Несмотря на всю свою инаковость, соц-арт и концептуализм в целом (в позднесоветское время эта литература повсеместно называлась «другой») был неконвенциальным только по отношению к соцреализму. Во всем остальном он был вполне конвенциальным искусством, главный признак которого был сформулирован Шкловским столетие назад: остранение действительности. Поскольку в советских условиях место действительности занимал соцреализм, именно он и был воспринят в качестве реальности и объекта остранения. Стратегии соц-арта, выработанные в процессе этого остранения, оказались актуальны и тогда, когда на смену соцреализму пришла новая актуальная реальность.
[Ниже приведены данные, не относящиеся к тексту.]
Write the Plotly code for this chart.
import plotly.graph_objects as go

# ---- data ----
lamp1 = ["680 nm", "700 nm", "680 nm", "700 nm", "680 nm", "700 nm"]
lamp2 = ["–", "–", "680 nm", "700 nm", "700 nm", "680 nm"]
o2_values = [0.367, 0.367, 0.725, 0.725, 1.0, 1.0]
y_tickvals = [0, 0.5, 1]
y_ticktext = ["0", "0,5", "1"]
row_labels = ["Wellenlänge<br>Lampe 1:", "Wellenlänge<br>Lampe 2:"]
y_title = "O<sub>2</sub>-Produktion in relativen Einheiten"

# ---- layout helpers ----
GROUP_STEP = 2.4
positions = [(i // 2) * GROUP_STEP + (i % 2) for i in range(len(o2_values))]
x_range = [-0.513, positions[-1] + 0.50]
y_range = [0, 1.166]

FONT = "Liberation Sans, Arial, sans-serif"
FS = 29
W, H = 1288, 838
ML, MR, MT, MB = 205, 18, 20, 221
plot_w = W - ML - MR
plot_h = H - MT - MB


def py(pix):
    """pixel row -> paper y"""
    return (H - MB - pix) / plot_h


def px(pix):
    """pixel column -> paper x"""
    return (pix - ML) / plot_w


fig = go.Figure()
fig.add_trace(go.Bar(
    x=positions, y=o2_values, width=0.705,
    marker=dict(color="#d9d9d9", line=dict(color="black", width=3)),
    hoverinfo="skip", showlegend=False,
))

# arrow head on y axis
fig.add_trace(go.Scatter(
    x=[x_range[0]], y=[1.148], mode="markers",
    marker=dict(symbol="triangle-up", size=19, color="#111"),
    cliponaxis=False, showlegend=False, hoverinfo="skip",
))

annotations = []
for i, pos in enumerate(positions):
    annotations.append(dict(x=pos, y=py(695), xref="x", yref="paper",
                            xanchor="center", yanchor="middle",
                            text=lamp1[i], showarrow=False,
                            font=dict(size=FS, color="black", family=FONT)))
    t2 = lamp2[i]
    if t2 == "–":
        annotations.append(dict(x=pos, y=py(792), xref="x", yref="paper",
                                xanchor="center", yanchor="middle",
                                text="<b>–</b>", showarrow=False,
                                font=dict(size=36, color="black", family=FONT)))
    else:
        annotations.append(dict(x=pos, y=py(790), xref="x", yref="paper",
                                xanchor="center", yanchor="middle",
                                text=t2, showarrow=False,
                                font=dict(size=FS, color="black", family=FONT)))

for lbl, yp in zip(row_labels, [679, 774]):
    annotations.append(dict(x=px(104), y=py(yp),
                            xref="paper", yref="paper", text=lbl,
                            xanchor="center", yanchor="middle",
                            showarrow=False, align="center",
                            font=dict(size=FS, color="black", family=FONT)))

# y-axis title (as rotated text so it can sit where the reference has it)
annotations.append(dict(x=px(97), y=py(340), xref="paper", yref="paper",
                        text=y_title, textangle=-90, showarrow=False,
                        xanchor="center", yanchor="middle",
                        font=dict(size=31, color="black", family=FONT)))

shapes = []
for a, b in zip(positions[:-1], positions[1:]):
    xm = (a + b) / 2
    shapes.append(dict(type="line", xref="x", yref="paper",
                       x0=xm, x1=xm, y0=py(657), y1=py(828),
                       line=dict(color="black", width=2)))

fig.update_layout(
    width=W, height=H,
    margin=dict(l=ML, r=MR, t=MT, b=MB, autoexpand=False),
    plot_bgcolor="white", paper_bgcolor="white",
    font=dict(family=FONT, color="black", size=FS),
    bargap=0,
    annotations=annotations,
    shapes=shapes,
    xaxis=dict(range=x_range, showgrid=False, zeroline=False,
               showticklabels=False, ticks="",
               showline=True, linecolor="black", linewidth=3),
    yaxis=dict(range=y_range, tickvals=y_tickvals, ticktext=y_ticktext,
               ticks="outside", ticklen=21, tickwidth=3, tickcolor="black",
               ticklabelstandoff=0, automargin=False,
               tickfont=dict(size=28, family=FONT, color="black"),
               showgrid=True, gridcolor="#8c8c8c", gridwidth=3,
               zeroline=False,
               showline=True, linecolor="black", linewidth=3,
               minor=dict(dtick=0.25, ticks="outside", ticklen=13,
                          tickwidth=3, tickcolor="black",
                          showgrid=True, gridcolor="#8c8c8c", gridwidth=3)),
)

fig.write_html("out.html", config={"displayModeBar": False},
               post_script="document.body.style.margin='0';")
Рождение реальности, связанной с советской травмой лишь генезисом приема, а затем и выработка «нового конструктивного принципа» ознаменовали разрыв литературы с ее советским прошлым, которое чем дальше, тем больше перестает быть конструктивным принципом письма. Эволюция творчества Сорокина показывает, что, когда по прошествии четверти века наследство стало переходить к племянникам племянников и к внучатым племянникам, стало ясно, что оно не было промотано, но легло в основание новой русской литературы. Так русская литература перестала быть постсоветской.